A number of justices quizzed Koester on why it was impractical to obtain a warrant. The officer who arrested Tyler McNeely had been on the force 17 years and had testified that he sought a warrant only 10 times and never had difficulty getting one.
Koester said the problem was not in obtaining a warrant but the delay in getting one. In this case, he said, it would have taken 90 minutes to two hours. McNeely had refused to take a breath test as well as the blood test.
Assistant to the Solicitor General Nicole Saharsky emphasized Koester’s point about the need to move quickly.
“Here the police are facing a destruction of critical blood alcohol evidence,” she said. “Every minute counts, and it’s reasonable for the officers to proceed without a warrant.”

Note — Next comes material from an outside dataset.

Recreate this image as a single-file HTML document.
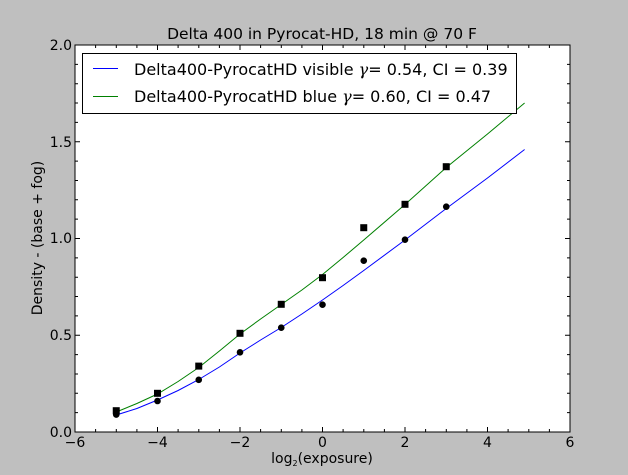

Kennedy asked Koester if the court should look to other states’ practices to determine the reasonableness of a warrant requirement. Koester conceded that 25 states have laws prohibiting warrantless blood draws, but, he added, 15 of them had joined Missouri in support of its argument.
Kennedy also asked whether conviction rates were lower in states banning warrantless blood tests than in those permitting it. Koester said one study showed no difference in the rates, “but if you have concrete evidence, you have a better chance of conviction.”
Representing McNeely, Steven Shapiro of the American Civil Liberties Union, said the risk of a per se rule was that states with the slowest, most cumbersome warrant procedures would get a “free pass.” He urged the justices to adopt a totality-of-the-circumstances test for whether a warrant is required for blood draws in routine driving-under-the-influence cases.
“If there are special facts external to the warrant requirement, then you have to apply a totality-of-the-circumstances test, and you ought to apply a reasonableness standard,” he argued. “In the context of the delays that are intrinsic to the warrant requirement, absent any evidence that those intrinsic delays have interfered with the ability of 25 states in the country to enforce their drunk driving laws, this court ought not to adopt a categorical exception to the warrant requirement.”